Author’s Collection.
Owing to its great length this Sampler is not shown in its entirety. A portion of the upper part, which consists of various unconnected designs, and figures of birds, beetles, flies, and crayfish, has been omitted. In the portion illustrated is a man with a staff followed by a stag bearing a leaf in its mouth, a unicorn and lion, and the initials “A.S.,” with date 1648. The bands of ornaments which follow are in several instances those which find a place nearly two centuries later as the borders of Samplers still. The lower portion is interesting for the changes which are rung upon the oak leaf and acorn. The silks of which it is made are in three colours only—blue, pink, and a yellowish green—which are worked upon a coarsish linen. Size, 34¾ × 8½. It is in the author’s collection. A somewhat similar Sampler, dated 1666, is in the Victoria and Albert Museum.
The earliest samplers present but little of the regularity of design which marks the dated ones. They were made for use and not for ornament, a combination which was probably always aimed at in those where regularity and order marked the whole. They would resemble that illustrated in [Plate II.], which bears evidence that it was nothing more or less than an example, whence a variety of patterns could be worked, for in almost every instance the design is shown in both an early and complete condition. It is somewhat difficult to assign a date to it, but the employment of silver and gold wirework to a greater or lesser extent in almost every part,[2] the coarse canvas upon which it is worked, and the colours, point to its being of the Elizabethan or early Jacobean period, the linked S’s in [Fig. 5] perhaps denoting the Stuart period. One of the two specimens of 1648 ([Plate III.]) continues in its upper portion this dropping of the decoration in a haphazard way on the canvas, although the greater part of it is strictly confined to rows of regular form.

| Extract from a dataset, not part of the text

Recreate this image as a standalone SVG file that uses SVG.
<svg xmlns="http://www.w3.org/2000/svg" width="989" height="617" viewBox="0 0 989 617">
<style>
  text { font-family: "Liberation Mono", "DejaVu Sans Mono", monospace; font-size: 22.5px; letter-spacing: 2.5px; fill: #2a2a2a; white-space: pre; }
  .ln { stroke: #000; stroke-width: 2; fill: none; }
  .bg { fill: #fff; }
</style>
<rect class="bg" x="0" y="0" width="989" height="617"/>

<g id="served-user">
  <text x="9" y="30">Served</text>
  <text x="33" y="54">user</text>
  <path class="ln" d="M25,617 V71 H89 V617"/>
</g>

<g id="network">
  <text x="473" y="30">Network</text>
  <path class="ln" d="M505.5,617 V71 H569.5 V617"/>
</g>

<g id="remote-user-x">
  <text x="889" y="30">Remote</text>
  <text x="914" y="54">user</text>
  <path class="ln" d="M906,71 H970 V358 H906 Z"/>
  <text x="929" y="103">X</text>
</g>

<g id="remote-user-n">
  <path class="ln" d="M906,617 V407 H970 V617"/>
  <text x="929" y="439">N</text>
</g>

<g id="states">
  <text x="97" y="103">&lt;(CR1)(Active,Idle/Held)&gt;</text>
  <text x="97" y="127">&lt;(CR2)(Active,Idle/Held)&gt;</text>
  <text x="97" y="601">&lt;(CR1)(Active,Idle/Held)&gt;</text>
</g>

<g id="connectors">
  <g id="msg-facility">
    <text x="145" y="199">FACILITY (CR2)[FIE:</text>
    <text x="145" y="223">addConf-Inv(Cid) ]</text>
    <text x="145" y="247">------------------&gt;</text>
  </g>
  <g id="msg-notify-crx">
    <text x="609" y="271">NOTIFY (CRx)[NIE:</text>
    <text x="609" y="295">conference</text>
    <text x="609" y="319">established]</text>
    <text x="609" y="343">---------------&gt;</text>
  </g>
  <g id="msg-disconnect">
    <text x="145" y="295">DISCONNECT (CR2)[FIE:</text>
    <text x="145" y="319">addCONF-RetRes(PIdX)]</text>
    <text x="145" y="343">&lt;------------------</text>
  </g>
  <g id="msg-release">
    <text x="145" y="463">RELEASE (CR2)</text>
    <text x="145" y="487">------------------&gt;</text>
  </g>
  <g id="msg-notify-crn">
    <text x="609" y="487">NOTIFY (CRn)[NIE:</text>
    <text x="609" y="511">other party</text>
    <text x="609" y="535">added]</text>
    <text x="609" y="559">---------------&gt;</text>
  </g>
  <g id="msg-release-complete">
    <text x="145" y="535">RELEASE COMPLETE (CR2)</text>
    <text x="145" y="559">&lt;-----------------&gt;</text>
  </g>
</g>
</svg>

At first sight [Fig. 4] should for the same reason be assigned to an earlier date than 1648, for the greater, and not the lesser, portion of it is embroidered without any apparent design. But more careful consideration discloses the fact that the sampler was evidently begun at the top with thorough regularity, and it was only at a later stage that the worker probably tired, and decided to amuse herself with more variety and less formality. Nor can an earlier date be assigned to [Fig. 5] on account of the irregularity and incompleteness of the lines, which have evidently been carried out no further than to show the pattern.[3]
Fig. 5.—Portion of Sampler. 17th Century.